子どもがゲームばかりして学校の宿題をやろうとしません。どうすればいいでしょうか。
ゲームしている子とブロックで遊んでいる子
個人的には、世間で言われているほどゲームが教育的にマイナスだとは思っていません。ゲームは抽象そのものなので、ゲームができているということは抽象思考ができているということです。
また、いきなりレベル100からはじまるゲームはなく、たいがいはレベル1からはじまります。つまり、成長することを前提としているわけです。成長のために努力することの大切さを学べるわけですから、それが悪いものであるとは思えません。
とはいえ、どんなものでもやりすぎはよくないとされています。宿題をおざなりしてゲームだけをえんえんとやり続けるさまを見て、親御さんが心配されるのもよくわかります。
ゲームがよくないと言われる大きな要因のひとつは、何をしているかわからないことです。
たとえば、子どもがレゴブロックの組み立てに熱中していても、親はあまり心配しません。何をしているか見えるからです。対してゲームは、レゴと同じようにひとりで熱中する遊びであるはずなのに、心配の度合いは大きくなります。テレビゲームならまだしも、ノートPCを使ってやるパソコンゲームやスマホゲームになると、部外者にはほとんど見えないからです。
shared attentionという考え方
心理学にshared attentionという言葉があります。コミュニケーションにおいてとても重要なこととされています。
誰かといっしょにいるとき、人は相手の挙動を見ることができます。相手が何かに興味を示してじっと凝視するようなことがあれば、その様子がわかります。何に興味を持ったかはわからなくても、何が気になったのと問うことは可能です。
ゲームに熱中する子にたいしては、それを共有するようにしてはいかがでしょうか。子どもに考えをshareしてもらう、話してもらうのです。
たとえばマインクラフトなら、
「これつくるのに何時間かかったの」
と問うてみます。もし四時間かかったという答えが返ってきたなら、プレイ時間を二時間にして二日にわけ、宿題をしてみたらどうだろうと提案してみます。
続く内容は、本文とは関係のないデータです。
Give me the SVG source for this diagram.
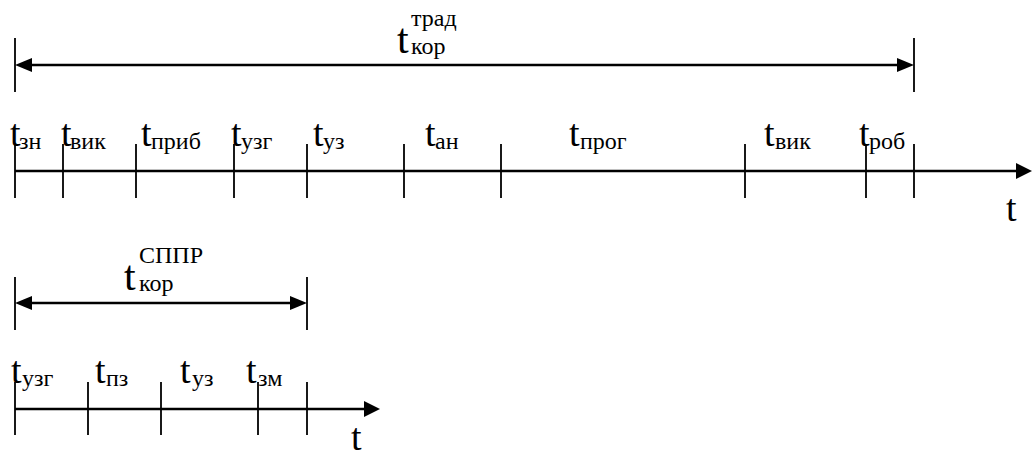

頭ごなしに「ゲームなんかやめて宿題やりなさい!」と言うより、言われたほうも納得しやすいでしょう。
また、これには大きな教育的効果があります。
自分がしていることをしていない人に伝えることは、決してたやすいことではありません。系統だて、整理して伝えなければ、相手には理解してもらえないからです。これは論理的思考を養うことにつながります。
やりたいことが異なる人間がふたりいるとき、それぞれの意見を出して調整する。
じつはとても当たり前なプロセスなのですが、親子間では省かれてしまうことも多いようです。なにかを言語化して、共有することは、とても大切なことです。